Stated goal: Leave out all pictures. Return exactly the lines from the top of the material through the line containing "const PCT_MAX = 93.5;".

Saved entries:

######

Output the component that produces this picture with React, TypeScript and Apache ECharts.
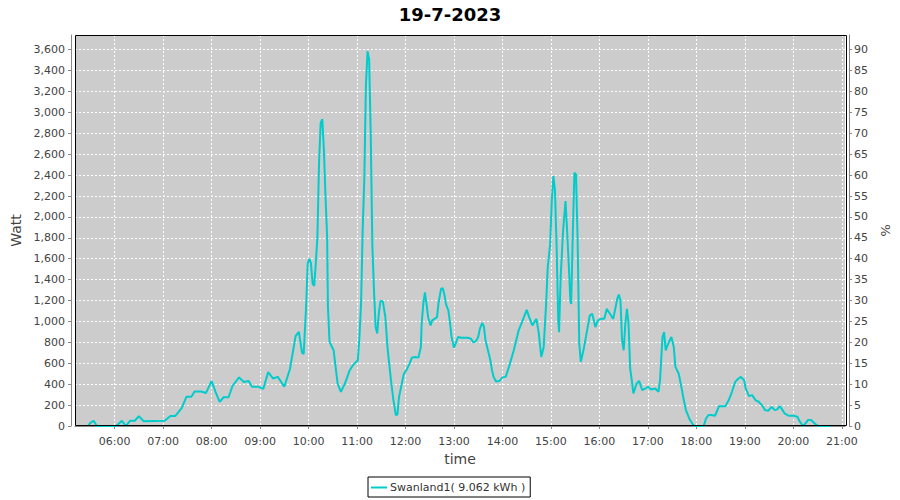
import React, { useEffect, useRef } from "react";
import * as echarts from "echarts";

const TITLE = "19-7-2023";
const SERIES_NAME = "Swanland1( 9.062 kWh )";
const X_MIN = "05:11";
const X_MAX = "21:04";
const WATT_MAX = 3740;
const PCT_MAX = 93.5;

const times = [
  "05:27","05:30","05:34","05:38","06:02","06:09","06:14","06:19","06:25","06:30","06:36",
  "07:02","07:09","07:15","07:23","07:29","07:35","07:39","07:47","07:53","08:00","08:05",
  "08:10","08:15","08:21","08:26","08:34","08:40","08:46","08:50","08:58","09:04","09:10",
  "09:16","09:22","09:30","09:37","09:44","09:48","09:52","09:54","09:57","09:59","10:01",
  "10:03","10:05","10:07","10:09","10:11","10:13","10:15","10:17","10:19","10:21","10:23",
  "10:24","10:26","10:31","10:33","10:36","10:40","10:45","10:51","10:55","11:01","11:03",
  "11:05","11:07","11:09","11:11","11:13","11:15","11:17","11:19","11:21","11:23","11:25",
  "11:27","11:29","11:32","11:35","11:38","11:42","11:45","11:48","11:50","11:52","11:55",
  "11:58","12:01","12:05","12:08","12:12","12:16","12:19","12:20","12:22","12:24","12:26",
  "12:28","12:31","12:33","12:36","12:39","12:41","12:44","12:46","12:48","12:50","12:53",
  "12:55","12:57","13:00","13:02","13:05","13:09","13:13","13:17","13:21","13:24","13:27",
  "13:30","13:32","13:35","13:37","13:39","13:42","13:45","13:47","13:49","13:52","13:56",
  "14:00","14:04","14:08","14:14","14:20","14:25","14:30","14:33","14:37","14:42","14:45",
  "14:48","14:51","14:54","14:56","14:59","15:01","15:03","15:05","15:07","15:09","15:10",
  "15:12","15:15","15:18","15:20","15:22","15:24","15:25","15:27","15:29","15:31","15:33",
  "15:35","15:37","15:41","15:44","15:48","15:51","15:55","15:58","16:02","16:06","16:09",
  "16:13","16:17","16:20","16:22","16:24","16:26","16:28","16:30","16:32","16:34","16:36",
  "16:38","16:40","16:42","16:46","16:49","16:53","16:57","17:00","17:04","17:09","17:13",
  "17:15","17:18","17:20","17:22","17:25","17:29","17:32","17:34","17:38","17:41","17:44",
  "17:47","17:52","17:57","18:09","18:12","18:15","18:18","18:23","18:28","18:36","18:40",
  "18:44","18:48","18:52","18:55","18:59","19:01","19:05","19:09","19:13","19:17","19:21",
  "19:25","19:29","19:33","19:37","19:40","19:43","19:46","19:49","19:54","20:00","20:05",
  "20:08","20:12","20:15","20:18","20:22","20:27","20:31","20:46"
];

const watts = [
  0,30,50,0,0,50,0,50,50,95,45,
  50,95,95,170,280,280,330,330,315,430,325,
  230,275,275,385,465,420,430,375,375,355,515,
  455,470,375,545,860,900,700,690,1140,1556,1600,
  1556,1364,1340,1556,1812,2515,2900,2936,2642,2195,1812,
  1140,805,725,597,406,326,406,534,582,629,853,
  1173,1875,2355,3250,3585,3505,2770,1716,1300,949,885,
  1077,1198,1190,1045,725,438,250,105,110,280,390,
  500,533,597,654,660,654,755,978,1168,1279,1168,
  1041,962,1010,1025,1041,1184,1311,1320,1263,1168,1105,
  994,851,749,787,851,844,844,844,835,800,810,
  851,930,987,950,819,724,629,533,470,425,430,
  465,470,565,724,914,1010,1111,1041,962,1025,883,
  660,756,1168,1517,1740,2152,2390,2248,1708,1010,898,
  1422,1867,2152,1867,1549,1200,1168,1835,2422,2406,1771,
  787,613,756,883,1057,1073,946,1010,1025,1025,1120,
  1073,1025,1136,1216,1257,1200,819,724,978,1120,978,
  550,438,311,406,432,343,359,375,349,359,327,
  438,851,898,724,787,851,756,565,502,390,263,
  152,57,0,0,73,105,105,98,190,190,248,
  327,422,454,470,438,359,286,295,248,232,200,
  152,146,184,152,159,190,159,121,98,98,89,
  41,0,25,57,57,19,0,0
];

const FONT = "DejaVu Sans";

function toTs(hhmm: string): number {
  const [h, m] = hhmm.split(":").map(Number);
  return new Date(2023, 6, 19, h, m, 0).getTime();
}

function pad(n: number) {
  return n < 10 ? "0" + n : "" + n;
}

export default function App() {
  const ref = useRef<HTMLDivElement>(null);

  useEffect(() => {
    if (!ref.current) return;
    const chart = echarts.init(ref.current, null, { renderer: "svg" });
    const data = times.map((t, i) => [toTs(t), watts[i]]);
    const axisLineStyle = { color: "#888888", width: 1 };
    const labelStyle = { color: "#444444", fontFamily: FONT, fontSize: 11 };
    const splitStyle = { color: "#ffffff", type: [2, 2] as any, width: 1 };
    const GL = 75, GT = 35, GR = 53, GB = 74;

    chart.setOption({
      animation: false,
      backgroundColor: "#ffffff",
      title: {
        text: TITLE,
        left: "center",
        top: 0,
        textStyle: { fontFamily: FONT, fontSize: 18, fontWeight: "bold", color: "#000000" },
      },
      grid: {
        left: GL,
        right: GR,
        top: GT,
        bottom: GB,
        show: true,
        backgroundColor: "#cccccc",
        borderWidth: 0,
      },
      graphic: [
        {
          type: "rect",
          z: 100,
          silent: true,
          shape: { x: GL + 0.5, y: GT + 0.5, width: 900 - GL - GR - 1, height: 500 - GT - GB - 1 },
          style: { fill: "none", stroke: "#000000", lineWidth: 1 },
        },
      ],
      legend: {
        left: 368,
        top: 477,
        padding: [5, 5, 4, 3],
        borderColor: "#000000",
        borderWidth: 1,
        icon: "rect",
        itemWidth: 16,
        itemHeight: 2,
        itemGap: 3,
        textStyle: { fontFamily: FONT, fontSize: 11, color: "#333333", padding: [0, 0, 0, -2] },
        data: [SERIES_NAME],
      },
      xAxis: {
        type: "time",
        min: toTs(X_MIN),
        max: toTs(X_MAX),
        minInterval: 3600 * 1000,
        maxInterval: 3600 * 1000,
        offset: 4,
        name: "time",
        nameLocation: "middle",
        nameGap: 22,
        nameTextStyle: { fontFamily: FONT, fontSize: 14, color: "#444444" },
        axisLine: { show: true, lineStyle: axisLineStyle },
        axisTick: { show: true, length: 3, lineStyle: axisLineStyle },
        axisLabel: {
          ...labelStyle,
          margin: 6,
          showMinLabel: false,
          showMaxLabel: false,
          formatter: (v: number) => {
            const d = new Date(v);
            return pad(d.getHours()) + ":" + pad(d.getMinutes());
          },
        },
        splitLine: { show: true, lineStyle: splitStyle },
      },
      yAxis: [
        {
          type: "value",
          min: 0,
          max: WATT_MAX,
          interval: 200,
          offset: 4,
          name: "Watt",
          nameLocation: "middle",
          nameGap: 42,
          nameTextStyle: { fontFamily: FONT, fontSize: 14, color: "#444444" },
          axisLine: { show: true, lineStyle: axisLineStyle },
          axisTick: { show: true, length: 3, lineStyle: axisLineStyle },
          axisLabel: {
            ...labelStyle,
            margin: 6,
            showMaxLabel: false,
            formatter: (v: number) => v.toLocaleString("en-US"),
          },
          splitLine: { show: true, lineStyle: splitStyle },
        },
        {
          type: "value",
          position: "right",
          min: 0,
          max: PCT_MAX,
          interval: 5,
          offset: 4,
          name: "%",
          nameLocation: "middle",
          nameGap: 26,
          nameRotate: -90,
          nameTextStyle: { fontFamily: FONT, fontSize: 13, color: "#444444" },
          axisLine: { show: true, lineStyle: axisLineStyle },
          axisTick: { show: true, length: 3, lineStyle: axisLineStyle },
          axisLabel: { ...labelStyle, margin: 5, showMaxLabel: false },
          splitLine: { show: false },
        },
      ],
      series: [
        {
          name: SERIES_NAME,
          type: "line",
          yAxisIndex: 0,
          data,
          symbol: "none",
          showSymbol: false,
          lineStyle: { color: "#00cccc", width: 2 },
          itemStyle: { color: "#00cccc" },
        },
      ],
    });

    return () => chart.dispose();
  }, []);

  return (
    <div
      ref={ref}
      style={{ position: "fixed", left: 0, top: 0, width: 900, height: 500 }}
    />
  );
}
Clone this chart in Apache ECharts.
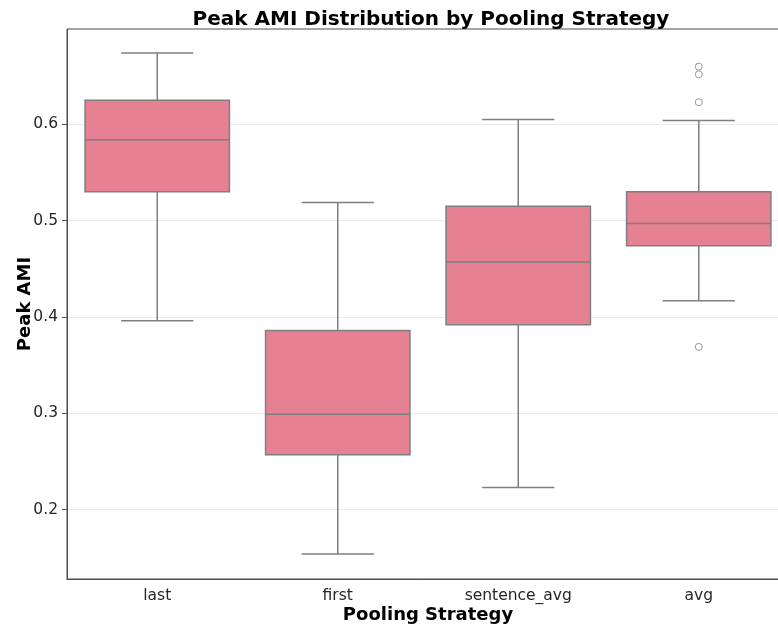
<!DOCTYPE html>
<html>
<head>
<meta charset="utf-8">
<script src="https://cdn.jsdelivr.net/npm/echarts@6/dist/echarts.min.js"></script>
<style>
  html, body { margin: 0; padding: 0; background: #fff; }
  #chart { width: 778px; height: 628px; }
</style>
</head>
<body>
<div id="chart"></div>
<script>
// pooling strategies, in plotting order
var categories = ['last', 'first', 'sentence_avg', 'avg']
// box stats
var whiskerLow = [0.396, 0.154, 0.223, 0.417]
var q1 = [0.530, 0.257, 0.392, 0.474]
var median = [0.584, 0.299, 0.457, 0.497]
var q3 = [0.625, 0.386, 0.515, 0.530]
var whiskerHigh = [0.674, 0.519, 0.605, 0.604]
// fliers: [category, value]
var outliers = [
  ['avg', 0.660],
  ['avg', 0.652],
  ['avg', 0.623],
  ['avg', 0.369]
]
var yTicks = [0.2, 0.3, 0.4, 0.5, 0.6]

var boxFill = '#e68193'
var lineColor = '#7f7f7f'

var boxData = categories.map(function (c, i) {
  return [i, whiskerLow[i], q1[i], median[i], q3[i], whiskerHigh[i]]
})

function renderBox(params, api) {
  var i = api.value(0)
  var band = api.size([1, 0])[0]
  var boxW = band * 0.8
  var capW = boxW / 2
  var pLow = api.coord([i, api.value(1)])
  var pQ1 = api.coord([i, api.value(2)])
  var pMed = api.coord([i, api.value(3)])
  var pQ3 = api.coord([i, api.value(4)])
  var pHigh = api.coord([i, api.value(5)])
  var cx = pMed[0]
  var lineStyle = { stroke: lineColor, lineWidth: 1.5, fill: null }
  return {
    type: 'group',
    children: [
      { type: 'line', shape: { x1: cx, y1: pHigh[1], x2: cx, y2: pQ3[1] }, style: lineStyle },
      { type: 'line', shape: { x1: cx, y1: pQ1[1], x2: cx, y2: pLow[1] }, style: lineStyle },
      { type: 'line', shape: { x1: cx - capW / 2, y1: pHigh[1], x2: cx + capW / 2, y2: pHigh[1] }, style: lineStyle },
      { type: 'line', shape: { x1: cx - capW / 2, y1: pLow[1], x2: cx + capW / 2, y2: pLow[1] }, style: lineStyle },
      {
        type: 'rect',
        shape: { x: cx - boxW / 2, y: pQ3[1], width: boxW, height: pQ1[1] - pQ3[1] },
        style: { fill: boxFill, stroke: lineColor, lineWidth: 1.5 }
      },
      { type: 'line', shape: { x1: cx - boxW / 2, y1: pMed[1], x2: cx + boxW / 2, y2: pMed[1] }, style: lineStyle }
    ]
  }
}

var chart = echarts.init(document.getElementById('chart'))
chart.setOption({
  animation: false,
  backgroundColor: '#fff',
  textStyle: { fontFamily: 'DejaVu Sans' },
  title: {
    text: 'Peak AMI Distribution by Pooling Strategy',
    left: 426,
    top: 5,
    textAlign: 'center',
    textStyle: { fontSize: 20, fontWeight: 'bold', color: '#000', fontFamily: 'DejaVu Sans' }
  },
  grid: {
    left: 67,
    right: -11,
    top: 29,
    bottom: 49,
    outerBoundsMode: 'none',
    containLabel: false,
    show: true,
    borderColor: '#4d4d4d',
    borderWidth: 1,
    backgroundColor: 'transparent'
  },
  xAxis: {
    type: 'category',
    data: categories,
    name: 'Pooling Strategy',
    nameLocation: 'middle',
    nameGap: 27,
    nameMoveOverlap: false,
    nameTextStyle: { fontSize: 18, fontWeight: 'bold', color: '#000' },
    axisLine: { lineStyle: { color: '#4d4d4d', width: 1 } },
    axisTick: { alignWithLabel: true, length: 5, lineStyle: { color: '#4d4d4d' } },
    axisLabel: { fontSize: 15.5, color: '#262626', margin: 9 },
    splitLine: { show: false }
  },
  yAxis: {
    type: 'value',
    min: 0.128,
    max: 0.699,
    name: 'Peak AMI',
    nameLocation: 'middle',
    nameGap: 33,
    nameMoveOverlap: false,
    nameTextStyle: { fontSize: 18, fontWeight: 'bold', color: '#000' },
    axisLine: { show: true, lineStyle: { color: '#4d4d4d', width: 1 } },
    axisTick: { show: true, length: 5, customValues: yTicks, lineStyle: { color: '#4d4d4d' } },
    axisLabel: {
      fontSize: 15.5,
      color: '#262626',
      margin: 9,
      customValues: yTicks,
      formatter: function (v) { return v.toFixed(1) }
    },
    splitLine: { show: true, lineStyle: { color: '#ebebeb', width: 1 } }
  },
  series: [
    {
      type: 'custom',
      renderItem: renderBox,
      encode: { x: 0, y: [1, 2, 3, 4, 5] },
      data: boxData,
      z: 3
    },
    {
      type: 'scatter',
      data: outliers,
      symbol: 'circle',
      symbolSize: 7,
      itemStyle: { color: '#fff', borderColor: lineColor, borderWidth: 1 },
      z: 4
    }
  ]
})
</script>
</body>
</html>
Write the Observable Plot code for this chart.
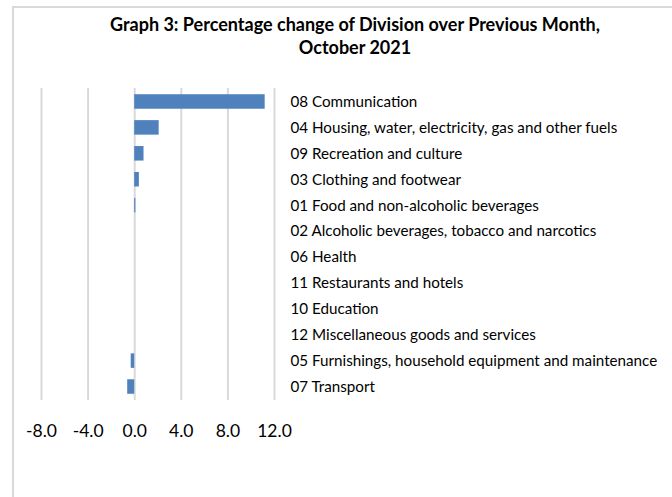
<!DOCTYPE html>
<html>
<head>
<meta charset="utf-8">
<script src="https://cdn.jsdelivr.net/npm/d3@7"></script>
<script src="https://cdn.jsdelivr.net/npm/@observablehq/plot@0.6"></script>
<style>
  html, body { margin: 0; padding: 0; background: #fff; }
  #frame { position: relative; width: 672px; height: 497px; overflow: hidden; background: #fff; }
  #border { position: absolute; left: 12px; top: 6px; width: 680px; height: 520px; border-left: 2px solid #d9d9d9; border-top: 2px solid #d9d9d9; box-sizing: border-box; }
  #title { position: absolute; left: 0; top: 13px; width: 710px; text-align: center; font-family: Lato, "Open Sans", sans-serif; font-weight: bold; font-size: 18px; line-height: 23px; color: #000; }
  #chart { position: absolute; left: 0; top: 70px; }
</style>
</head>
<body>
<div id="frame">
  <div id="border"></div>
  <div id="title">Graph 3: Percentage change of Division over Previous Month,<br>October 2021</div>
  <div id="chart"></div>
</div>
<script>
const categories = [
  "08 Communication",
  "04 Housing, water, electricity, gas and other fuels",
  "09 Recreation and culture",
  "03 Clothing and footwear",
  "01 Food and non-alcoholic beverages",
  "02 Alcoholic beverages, tobacco and narcotics",
  "06 Health",
  "11 Restaurants and hotels",
  "10 Education",
  "12 Miscellaneous goods and services",
  "05 Furnishings, household equipment and maintenance",
  "07 Transport"
];
const values = [11.2, 2.1, 0.8, 0.4, 0.1, 0.0, 0.0, 0.0, 0.0, 0.0, -0.3, -0.6];
const xTicks = [-8, -4, 0, 4, 8, 12];

const data = categories.map((c, i) => ({category: c, value: values[i]}));

const chart = Plot.plot({
  width: 672,
  height: 420,
  marginLeft: 41,
  marginRight: 398,
  marginTop: 18,
  marginBottom: 90,
  style: {fontFamily: "Lato, 'Open Sans', sans-serif", background: "transparent", color: "#000"},
  x: {domain: [-8, 12], ticks: xTicks, tickFormat: d => d.toFixed(1), label: null},
  y: {domain: categories, label: null, paddingInner: 0.44, paddingOuter: 0.24, round: false},
  marks: [
    Plot.gridX(xTicks, {stroke: "#d9d9d9", strokeOpacity: 1, strokeWidth: 2}),
    Plot.barX(data, {x: "value", y: "category", fill: "#4f81bd"}),
    Plot.axisX({ticks: xTicks, tickFormat: d => d.toFixed(1), tickSize: 0, tickPadding: 24, fontSize: 17.5, label: null}),
    Plot.axisY({anchor: "right", tickSize: 0, tickPadding: 16, fontSize: 15.2, label: null})
  ]
});
document.getElementById("chart").appendChild(chart);
</script>
</body>
</html>
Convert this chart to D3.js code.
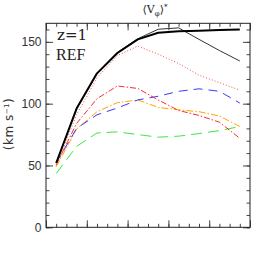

######

Output below:
Output the component that produces this picture with React, TypeScript and Apache ECharts.
import React, { useEffect, useRef } from "react";
import * as echarts from "echarts";

const TITLE = "19-7-2023";
const SERIES_NAME = "Swanland1( 9.062 kWh )";
const X_MIN = "05:11";
const X_MAX = "21:04";
const WATT_MAX = 3740;
const PCT_MAX = 93.5;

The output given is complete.